Durch die jugendlich aussehende Carmen konnte ich jedenfalls Plan B verwerfen, für den es ohnehin
zu kalt war. Plan B war durch ein Missgeschick in meiner aktiven Disko-Zeit geboren worden, als ich
mich mit einem Absatz in einer Schwelle verfing und mein Glas Wasser in den Nacken eines ausgesprochen
niedlichen, sehr männlichen Wesens schwappte, mit dem ich sonst wohl nie ins Gespräch gekommen
wäre. Meine wortreiche Endschuldigung war damals ein ganz guter Aufhänger ...
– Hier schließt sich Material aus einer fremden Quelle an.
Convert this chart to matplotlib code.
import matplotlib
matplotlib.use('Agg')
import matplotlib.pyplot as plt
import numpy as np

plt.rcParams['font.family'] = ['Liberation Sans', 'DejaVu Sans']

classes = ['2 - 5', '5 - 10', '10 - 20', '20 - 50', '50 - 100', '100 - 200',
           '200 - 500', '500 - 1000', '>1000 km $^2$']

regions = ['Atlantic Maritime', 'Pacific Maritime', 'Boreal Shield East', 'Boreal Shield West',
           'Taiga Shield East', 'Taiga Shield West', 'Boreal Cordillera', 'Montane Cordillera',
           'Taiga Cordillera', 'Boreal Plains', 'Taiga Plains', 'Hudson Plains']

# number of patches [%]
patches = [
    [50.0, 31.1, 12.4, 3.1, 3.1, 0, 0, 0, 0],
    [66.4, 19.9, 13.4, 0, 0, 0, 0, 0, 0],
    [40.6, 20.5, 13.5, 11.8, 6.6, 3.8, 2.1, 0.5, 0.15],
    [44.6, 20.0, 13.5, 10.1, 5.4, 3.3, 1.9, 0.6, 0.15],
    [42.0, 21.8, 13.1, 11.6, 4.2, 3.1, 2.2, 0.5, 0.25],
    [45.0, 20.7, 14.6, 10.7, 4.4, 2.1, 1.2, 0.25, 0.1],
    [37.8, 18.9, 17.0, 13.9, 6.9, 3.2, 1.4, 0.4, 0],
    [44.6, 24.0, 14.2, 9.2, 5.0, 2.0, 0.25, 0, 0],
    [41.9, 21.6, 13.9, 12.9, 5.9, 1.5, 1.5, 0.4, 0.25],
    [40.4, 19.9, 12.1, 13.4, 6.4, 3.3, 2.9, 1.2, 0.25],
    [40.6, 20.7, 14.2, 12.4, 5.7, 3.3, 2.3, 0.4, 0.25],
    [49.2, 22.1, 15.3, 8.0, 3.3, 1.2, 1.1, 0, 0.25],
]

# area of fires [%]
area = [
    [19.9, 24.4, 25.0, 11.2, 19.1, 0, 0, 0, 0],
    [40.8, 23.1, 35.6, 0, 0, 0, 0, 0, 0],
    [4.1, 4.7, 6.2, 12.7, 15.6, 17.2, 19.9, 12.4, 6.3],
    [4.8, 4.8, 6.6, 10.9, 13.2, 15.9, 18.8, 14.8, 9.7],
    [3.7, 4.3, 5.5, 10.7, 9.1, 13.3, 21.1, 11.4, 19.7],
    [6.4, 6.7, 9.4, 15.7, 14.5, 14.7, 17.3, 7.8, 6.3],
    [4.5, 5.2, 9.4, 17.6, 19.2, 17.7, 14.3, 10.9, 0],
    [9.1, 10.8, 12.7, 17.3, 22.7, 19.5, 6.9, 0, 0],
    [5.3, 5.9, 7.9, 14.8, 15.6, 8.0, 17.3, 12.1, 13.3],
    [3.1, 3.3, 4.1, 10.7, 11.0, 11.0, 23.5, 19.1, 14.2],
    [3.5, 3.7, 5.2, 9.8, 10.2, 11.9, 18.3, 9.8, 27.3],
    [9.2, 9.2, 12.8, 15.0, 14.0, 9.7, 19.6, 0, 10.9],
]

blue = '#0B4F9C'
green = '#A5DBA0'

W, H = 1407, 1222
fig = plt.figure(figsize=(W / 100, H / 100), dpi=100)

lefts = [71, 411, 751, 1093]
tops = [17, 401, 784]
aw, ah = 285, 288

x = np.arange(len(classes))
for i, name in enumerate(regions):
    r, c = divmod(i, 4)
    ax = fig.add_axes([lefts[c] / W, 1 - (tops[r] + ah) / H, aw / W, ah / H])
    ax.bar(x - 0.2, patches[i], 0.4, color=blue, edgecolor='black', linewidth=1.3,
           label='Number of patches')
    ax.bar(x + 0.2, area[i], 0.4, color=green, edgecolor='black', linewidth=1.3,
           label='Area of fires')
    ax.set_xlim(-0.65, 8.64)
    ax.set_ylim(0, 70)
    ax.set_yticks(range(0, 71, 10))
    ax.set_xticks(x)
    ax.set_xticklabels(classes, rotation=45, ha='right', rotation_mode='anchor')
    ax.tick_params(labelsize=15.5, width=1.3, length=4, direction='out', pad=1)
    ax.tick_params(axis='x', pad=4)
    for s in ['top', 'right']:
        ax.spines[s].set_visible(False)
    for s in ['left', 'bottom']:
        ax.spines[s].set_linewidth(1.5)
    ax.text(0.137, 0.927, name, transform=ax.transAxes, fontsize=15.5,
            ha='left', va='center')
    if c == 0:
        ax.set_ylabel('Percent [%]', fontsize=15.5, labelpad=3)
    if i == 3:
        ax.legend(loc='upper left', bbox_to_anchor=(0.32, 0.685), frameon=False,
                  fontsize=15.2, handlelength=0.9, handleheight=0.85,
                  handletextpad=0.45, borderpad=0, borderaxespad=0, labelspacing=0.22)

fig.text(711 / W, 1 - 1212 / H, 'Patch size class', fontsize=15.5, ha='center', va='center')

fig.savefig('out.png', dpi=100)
Etwas später am Abend, als ich versuchte, dekorativ am Türrahmen zu lehnen und die
Tanzenden beobachtete (da war eine Frau in rot, der man den ganzen Abend hätte zuschauen mögen!),
nutzte eine Frau den anderen Türrahmen mit Blick auf den DJ des Abends, der dort in seine CDs
versunken vor sich hinwippte.
Niedlicher Hintern!, sagte die Frau irgendwann anerkennend und
verschwand auf die Tanzfläche.
Die nächste Frau kam, schaute und grinste.
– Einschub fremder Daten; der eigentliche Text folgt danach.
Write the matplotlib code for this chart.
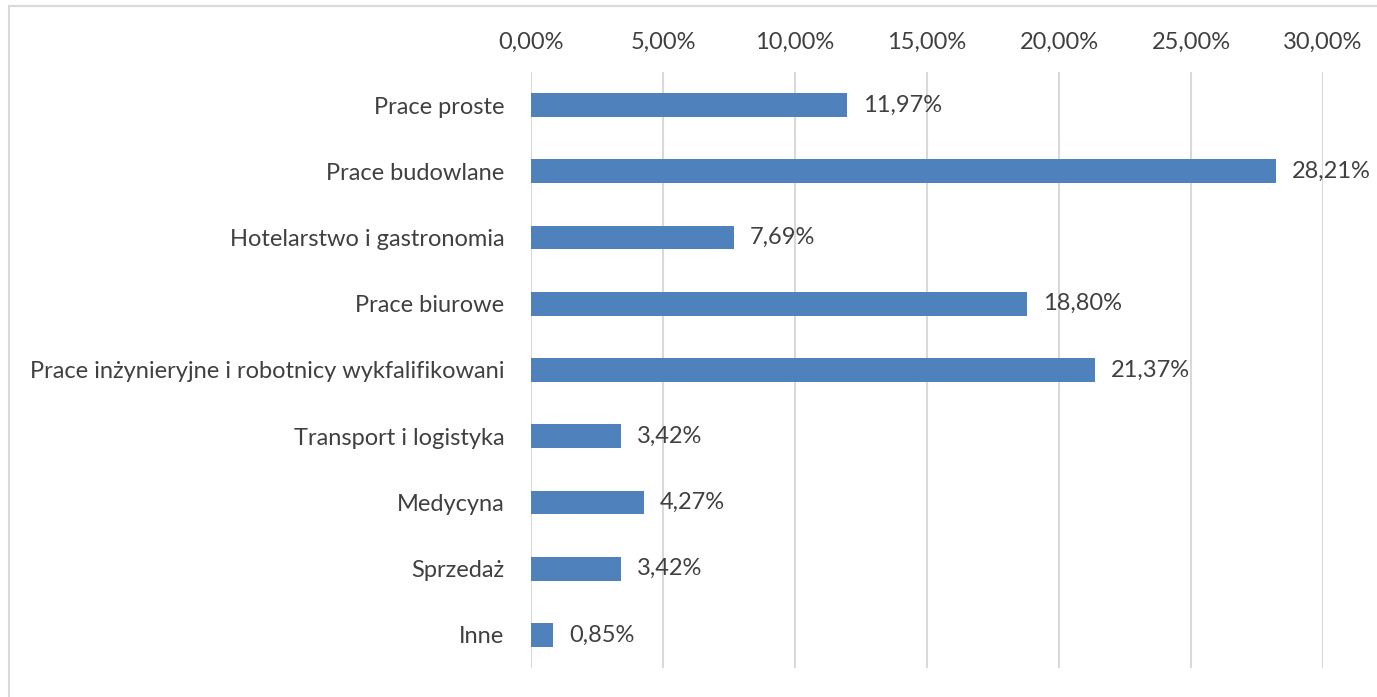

niedlicher Hintern?, soufflierte ich hilfsbereit.
und wie!, kam die prompte Antwort.
Ich nippte an meinem Glas, warf einen verstohlenen Blick und
dachte umgehend brav und sehnsuchtsvoll an meinen in Malaysia weilenden Gatten. Und überhaupt,
man schaut guten Freunden nicht aufs Gesäß.
Ach, es war ein schöner Abend. Und auch, daß ich nichts über Indien weiß, störte
wenig, obwohl alle anderen ein profundes Indien-Wissen zu haben schienen und es einem anwesenden Inder
präsentierten. Meine Tante hat in der Entwicklungshilfe in Indien gearbeitet. Irgendwas sagte mir,
daß dies ein weniger diplomatischer Kommentar war und so meinte ich nur, daß ich gerade
das "Zirkuskind" von John Irving läse. Und wow - das kannten alle!
Ich liebe Menschen, die John Irving lesen (Douglas Adams, W. Somerset Maugham und
das passiert immer
- nenne ich einen Schriftsteller, den ich mag, fühle ich mich nahezu gezwungen, die anderen
auch zu nennen, da ich sonst das Gefühl habe sie zu verraten ...
Übrigens war ich eine der letzten die dann gegangen sind, was aber nicht ganz freiwillig war.
Im allgemeinen Aufbruch wäre ich durchaus auch verschwunden, allerdings stand direkt neben meiner
Tasche ein heftig flirtendes Pärchen. Ich hätte einfach gestört. Also blieb ich brav,
bis die Gelegenheit günstiger war - und das war eben recht spät ...
Dafür hatte ich dann das Vergnügen, aus den Seitensträsschen an der Fussgängerbrücke
meinen Heimweg zu suchen. Morgens um 3 Uhr neigt man zur Gedankenlosigkeit. Also folgte ich einem:
So bin ich gekommen, ja, hier bin ich vorbeigekommen, hier lang ... zielsicher einer Strasse, die mich
prompt wieder auf die Severinsbrücke brachte, was mir an einer roten Ampel bewusst wurde.
Da stand ich nun und wartete, um auf und über eine Brücke zu fahren, über die ich nun
wirklich nicht fahren wollte. Ich überlegte, mit Hilfe des Rückwärtsganges zur nächsten
Abzweigung zurück ... die Strasse war vollkommen leer! Ich legte den Rückwärtsgang
ein, als prompt ein Taxi neben mir hielt, dessen Fahrgäste lachend die Scheibe herunterkurbelten und
sich natürlich als Partygäste entpuppten.
Kurzentschlossen legte ich wieder den ersten Gang ein und schaute derart hoffnungsfroh Richtung
Brücke, daß jeder glauben müßte, daß ich unbedingt dort hinüber
wollte. Braucht ja niemand wissen, daß ich als fast Einheimische ständig auf der falschen
Rheinseite lande ...
Und nun können wir gespannt sein. Denn Carmen hat ihr Rezept für Chicken Tandori
(schreibt sich das so??? jedenfalls schmeckt es!)
versprochen und Harish (na, wie habe ich mir das gemerkt???) eine ganze Sammlung indischer Gerichte.
Und ich werde wohl eine ganze Weile lang dafür sorgen, einen lieben Freund nur noch von vorne zu
sehen. niedlicher Hintern ...
Es wird Zeit, daß Felix wiederkommt!